1. **POST /content** - Fetch fully rendered HTML
   - Waits for JavaScript to execute
   - Returns complete DOM after rendering
   - Options: `waitUntil`, `rejectResourceTypes`, `timeout`

2. **POST /scrape** (fallback) - Extract specific elements
   - Target specific CSS selectors
   - Returns structured element data
   - Useful if full HTML extraction fails

### Error Handling

The scraper includes multiple fallback strategies:
1. Try `/content` endpoint first (full HTML)
2. If no data found, try `/scrape` endpoint (targeted extraction)
3. Multiple parsing patterns for different HTML structures
4. Graceful degradation if API fails

### Troubleshooting

**No benchmarks found:**
- Check if vpsbenchmarks.com changed their HTML structure
- Examine the rendered HTML output in logs
- Adjust CSS selectors in `scrapeBenchmarksWithScrapeAPI()`
- Update parsing patterns in `extractBenchmarksFromHTML()`

**Browser Rendering API errors:**
- Check daily quota usage
- Verify BROWSER binding is configured in wrangler.toml
- Check network connectivity to Browser Rendering API
- Review timeout settings (default: 30 seconds)

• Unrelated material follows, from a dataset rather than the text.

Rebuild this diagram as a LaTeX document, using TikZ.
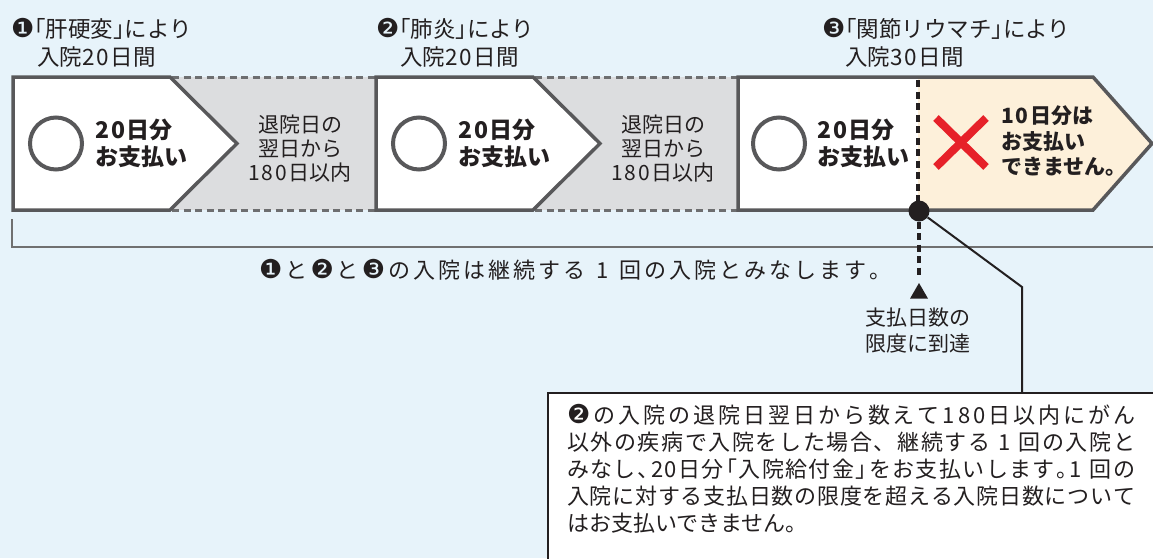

**Database insertion errors:**
- Verify vps_benchmarks table schema
- Check unique constraint on (provider_name, plan_name, country_code)
- Ensure all required fields are not null

## Next Steps

After successful testing:

1. **Analyze the rendered HTML** to identify exact CSS selectors
2. **Update parsing logic** based on actual site structure
3. **Test with real data** to ensure accuracy
4. **Monitor logs** after deployment for any issues
5. **Validate data quality** in the database